(Code that draws figures)
· · · · ·
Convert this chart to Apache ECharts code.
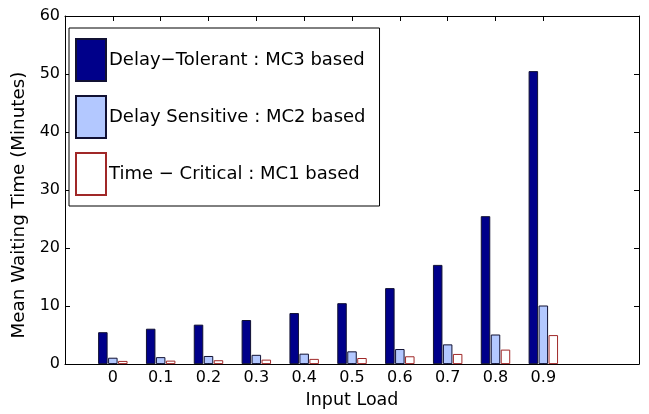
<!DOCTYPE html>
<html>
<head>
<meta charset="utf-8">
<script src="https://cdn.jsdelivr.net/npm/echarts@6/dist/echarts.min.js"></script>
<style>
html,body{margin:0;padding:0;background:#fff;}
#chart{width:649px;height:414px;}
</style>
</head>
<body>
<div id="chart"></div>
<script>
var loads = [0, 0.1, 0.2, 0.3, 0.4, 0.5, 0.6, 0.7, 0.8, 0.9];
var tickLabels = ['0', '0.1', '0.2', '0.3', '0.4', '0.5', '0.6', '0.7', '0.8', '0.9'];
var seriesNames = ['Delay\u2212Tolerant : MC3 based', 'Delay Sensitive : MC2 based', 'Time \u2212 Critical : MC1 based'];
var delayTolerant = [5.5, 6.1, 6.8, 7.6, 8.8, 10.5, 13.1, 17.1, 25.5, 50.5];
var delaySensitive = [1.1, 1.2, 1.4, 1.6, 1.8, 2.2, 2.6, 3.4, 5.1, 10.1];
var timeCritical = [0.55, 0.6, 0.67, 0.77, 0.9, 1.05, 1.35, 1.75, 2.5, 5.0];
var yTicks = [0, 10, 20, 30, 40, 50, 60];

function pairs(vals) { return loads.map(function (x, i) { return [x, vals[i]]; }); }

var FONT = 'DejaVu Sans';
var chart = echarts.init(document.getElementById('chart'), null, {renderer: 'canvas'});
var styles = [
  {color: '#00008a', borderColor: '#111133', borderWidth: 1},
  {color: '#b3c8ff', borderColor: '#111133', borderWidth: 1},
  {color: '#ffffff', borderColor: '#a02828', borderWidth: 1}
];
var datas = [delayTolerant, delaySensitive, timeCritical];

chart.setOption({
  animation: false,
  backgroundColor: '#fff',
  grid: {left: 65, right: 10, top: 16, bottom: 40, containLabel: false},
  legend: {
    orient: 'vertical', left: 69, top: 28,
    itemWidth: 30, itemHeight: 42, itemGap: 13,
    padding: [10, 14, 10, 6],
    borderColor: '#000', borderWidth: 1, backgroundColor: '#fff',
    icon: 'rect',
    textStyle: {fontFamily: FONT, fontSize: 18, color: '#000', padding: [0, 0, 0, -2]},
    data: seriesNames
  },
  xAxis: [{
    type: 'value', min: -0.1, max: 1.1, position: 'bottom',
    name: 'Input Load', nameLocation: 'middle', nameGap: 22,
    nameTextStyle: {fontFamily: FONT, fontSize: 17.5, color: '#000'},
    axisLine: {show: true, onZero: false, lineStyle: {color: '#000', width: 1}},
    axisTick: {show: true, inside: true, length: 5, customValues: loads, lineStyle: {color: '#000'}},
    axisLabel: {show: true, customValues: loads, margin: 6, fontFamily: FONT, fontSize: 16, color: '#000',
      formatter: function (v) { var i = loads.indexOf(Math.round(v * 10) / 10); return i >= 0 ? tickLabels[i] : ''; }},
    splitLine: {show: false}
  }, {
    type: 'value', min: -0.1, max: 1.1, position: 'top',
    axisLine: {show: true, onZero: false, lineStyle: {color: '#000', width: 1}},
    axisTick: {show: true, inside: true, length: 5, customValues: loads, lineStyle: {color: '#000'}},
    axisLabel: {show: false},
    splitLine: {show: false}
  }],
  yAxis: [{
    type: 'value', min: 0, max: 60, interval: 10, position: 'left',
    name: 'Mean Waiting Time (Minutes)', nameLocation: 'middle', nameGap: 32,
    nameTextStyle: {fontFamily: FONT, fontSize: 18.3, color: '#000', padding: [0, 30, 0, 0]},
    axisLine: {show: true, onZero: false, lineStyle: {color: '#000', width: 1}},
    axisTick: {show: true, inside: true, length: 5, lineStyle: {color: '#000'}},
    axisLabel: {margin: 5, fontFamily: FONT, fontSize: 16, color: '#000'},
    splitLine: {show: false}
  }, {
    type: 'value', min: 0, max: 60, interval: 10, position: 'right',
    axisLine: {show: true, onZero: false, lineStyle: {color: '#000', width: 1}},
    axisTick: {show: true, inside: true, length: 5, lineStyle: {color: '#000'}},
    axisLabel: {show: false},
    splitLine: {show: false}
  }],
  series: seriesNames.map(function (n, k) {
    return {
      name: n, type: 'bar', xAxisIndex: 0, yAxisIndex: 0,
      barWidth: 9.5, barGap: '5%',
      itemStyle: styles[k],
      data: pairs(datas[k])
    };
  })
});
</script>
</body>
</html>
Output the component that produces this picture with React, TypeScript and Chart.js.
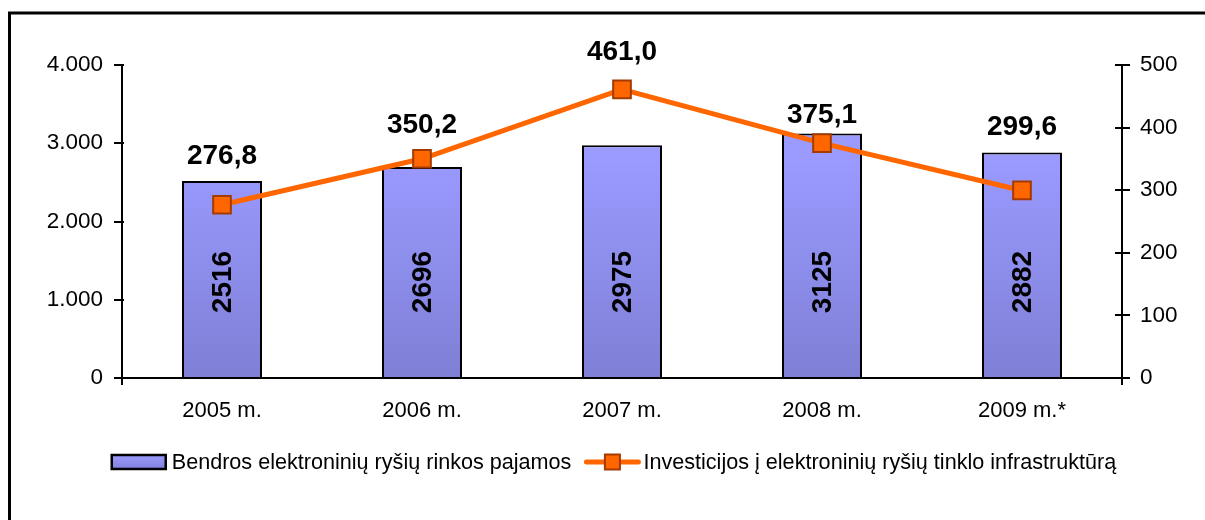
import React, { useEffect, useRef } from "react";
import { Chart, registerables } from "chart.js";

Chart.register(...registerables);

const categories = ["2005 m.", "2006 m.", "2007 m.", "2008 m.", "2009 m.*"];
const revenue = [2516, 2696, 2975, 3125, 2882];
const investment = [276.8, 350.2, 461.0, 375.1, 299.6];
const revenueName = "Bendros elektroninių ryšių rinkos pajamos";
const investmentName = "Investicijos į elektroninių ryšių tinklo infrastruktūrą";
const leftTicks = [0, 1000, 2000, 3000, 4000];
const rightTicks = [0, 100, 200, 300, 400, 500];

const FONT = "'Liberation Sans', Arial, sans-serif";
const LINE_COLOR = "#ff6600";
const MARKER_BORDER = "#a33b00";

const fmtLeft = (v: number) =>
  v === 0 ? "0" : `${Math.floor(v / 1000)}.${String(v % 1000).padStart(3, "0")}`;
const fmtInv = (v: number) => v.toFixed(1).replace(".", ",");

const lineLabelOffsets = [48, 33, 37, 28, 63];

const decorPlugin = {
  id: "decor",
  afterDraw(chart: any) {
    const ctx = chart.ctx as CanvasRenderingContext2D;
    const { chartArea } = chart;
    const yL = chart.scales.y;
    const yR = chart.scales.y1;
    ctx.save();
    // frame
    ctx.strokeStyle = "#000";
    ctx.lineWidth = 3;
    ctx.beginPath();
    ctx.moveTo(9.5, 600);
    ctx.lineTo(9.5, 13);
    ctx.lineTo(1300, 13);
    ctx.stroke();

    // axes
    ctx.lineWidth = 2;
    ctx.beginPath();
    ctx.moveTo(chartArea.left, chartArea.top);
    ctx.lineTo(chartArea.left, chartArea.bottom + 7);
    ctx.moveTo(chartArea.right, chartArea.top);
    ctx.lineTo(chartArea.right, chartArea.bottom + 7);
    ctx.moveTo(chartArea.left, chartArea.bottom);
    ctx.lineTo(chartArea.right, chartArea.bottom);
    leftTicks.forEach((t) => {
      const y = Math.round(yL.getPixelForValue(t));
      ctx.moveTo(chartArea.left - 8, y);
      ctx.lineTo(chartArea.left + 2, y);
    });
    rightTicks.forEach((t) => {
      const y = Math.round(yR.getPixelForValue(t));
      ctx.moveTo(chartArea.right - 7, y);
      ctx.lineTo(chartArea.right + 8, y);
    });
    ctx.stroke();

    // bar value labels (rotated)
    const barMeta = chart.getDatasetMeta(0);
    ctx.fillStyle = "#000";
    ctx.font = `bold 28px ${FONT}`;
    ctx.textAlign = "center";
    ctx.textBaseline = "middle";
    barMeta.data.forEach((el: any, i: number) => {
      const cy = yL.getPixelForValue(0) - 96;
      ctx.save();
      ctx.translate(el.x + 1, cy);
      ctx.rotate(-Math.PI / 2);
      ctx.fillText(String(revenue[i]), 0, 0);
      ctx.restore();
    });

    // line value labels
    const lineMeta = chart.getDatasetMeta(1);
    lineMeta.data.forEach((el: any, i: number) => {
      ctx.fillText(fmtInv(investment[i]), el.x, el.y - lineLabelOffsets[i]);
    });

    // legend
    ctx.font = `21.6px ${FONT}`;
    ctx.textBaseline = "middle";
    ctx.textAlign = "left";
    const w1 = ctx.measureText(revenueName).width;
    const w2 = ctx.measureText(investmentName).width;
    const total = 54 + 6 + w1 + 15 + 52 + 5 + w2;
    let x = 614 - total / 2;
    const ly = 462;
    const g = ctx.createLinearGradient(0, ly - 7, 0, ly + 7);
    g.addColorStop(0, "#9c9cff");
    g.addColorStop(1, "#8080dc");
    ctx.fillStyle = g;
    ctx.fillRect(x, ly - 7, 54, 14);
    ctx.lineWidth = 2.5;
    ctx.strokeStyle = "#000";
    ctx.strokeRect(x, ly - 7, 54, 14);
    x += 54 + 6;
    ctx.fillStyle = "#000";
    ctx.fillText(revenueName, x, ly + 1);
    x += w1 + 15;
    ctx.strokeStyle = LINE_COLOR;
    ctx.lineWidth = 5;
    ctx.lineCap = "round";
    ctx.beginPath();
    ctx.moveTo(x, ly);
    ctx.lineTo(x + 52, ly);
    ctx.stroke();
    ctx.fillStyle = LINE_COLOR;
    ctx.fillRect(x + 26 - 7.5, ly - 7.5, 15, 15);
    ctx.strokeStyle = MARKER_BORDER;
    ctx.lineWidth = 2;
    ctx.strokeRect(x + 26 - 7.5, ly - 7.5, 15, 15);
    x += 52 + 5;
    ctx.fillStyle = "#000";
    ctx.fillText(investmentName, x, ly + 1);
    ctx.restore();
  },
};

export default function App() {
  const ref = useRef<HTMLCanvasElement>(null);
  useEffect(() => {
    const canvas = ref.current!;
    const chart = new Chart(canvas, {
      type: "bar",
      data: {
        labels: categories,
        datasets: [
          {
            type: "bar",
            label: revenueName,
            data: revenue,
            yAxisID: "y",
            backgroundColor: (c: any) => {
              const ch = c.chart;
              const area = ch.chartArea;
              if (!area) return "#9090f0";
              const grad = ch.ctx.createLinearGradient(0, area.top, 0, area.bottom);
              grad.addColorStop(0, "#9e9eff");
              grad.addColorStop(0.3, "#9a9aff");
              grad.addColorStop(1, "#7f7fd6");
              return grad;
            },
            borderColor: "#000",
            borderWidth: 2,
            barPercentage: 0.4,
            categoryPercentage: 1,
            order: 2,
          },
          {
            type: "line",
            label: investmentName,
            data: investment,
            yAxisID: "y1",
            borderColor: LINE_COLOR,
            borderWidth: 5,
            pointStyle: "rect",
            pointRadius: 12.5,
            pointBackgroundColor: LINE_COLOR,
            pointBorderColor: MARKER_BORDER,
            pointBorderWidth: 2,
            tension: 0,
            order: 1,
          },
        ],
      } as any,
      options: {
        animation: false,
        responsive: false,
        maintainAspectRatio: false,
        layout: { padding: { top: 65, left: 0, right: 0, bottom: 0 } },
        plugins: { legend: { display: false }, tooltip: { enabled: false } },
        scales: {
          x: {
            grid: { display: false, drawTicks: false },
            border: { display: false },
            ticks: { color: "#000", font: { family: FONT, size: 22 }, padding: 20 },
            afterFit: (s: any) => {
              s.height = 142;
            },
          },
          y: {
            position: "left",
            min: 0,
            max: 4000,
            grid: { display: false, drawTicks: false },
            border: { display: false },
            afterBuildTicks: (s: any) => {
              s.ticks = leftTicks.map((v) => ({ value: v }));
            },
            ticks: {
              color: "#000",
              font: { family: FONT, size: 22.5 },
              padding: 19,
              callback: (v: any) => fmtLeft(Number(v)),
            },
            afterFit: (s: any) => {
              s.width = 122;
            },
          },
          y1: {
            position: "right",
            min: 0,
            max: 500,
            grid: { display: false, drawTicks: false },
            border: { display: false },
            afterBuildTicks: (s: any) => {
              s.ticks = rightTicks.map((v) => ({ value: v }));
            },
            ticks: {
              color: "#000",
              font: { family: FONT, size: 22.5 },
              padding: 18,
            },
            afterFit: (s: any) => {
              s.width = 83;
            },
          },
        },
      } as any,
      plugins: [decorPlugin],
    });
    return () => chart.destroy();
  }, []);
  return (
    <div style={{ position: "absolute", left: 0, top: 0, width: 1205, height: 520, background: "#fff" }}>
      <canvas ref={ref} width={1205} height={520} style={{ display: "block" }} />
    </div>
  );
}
· · · · ·
• _Request_:
In the listing above, find the line containing "Output the component" and the line containing "Chart.register(...registerables);", then return both of them and every line between, exactly, without pictures.

• _Answer_:
Output the component that produces this picture with React, TypeScript and Chart.js.
import React, { useEffect, useRef } from "react";
import { Chart, registerables } from "chart.js";

Chart.register(...registerables);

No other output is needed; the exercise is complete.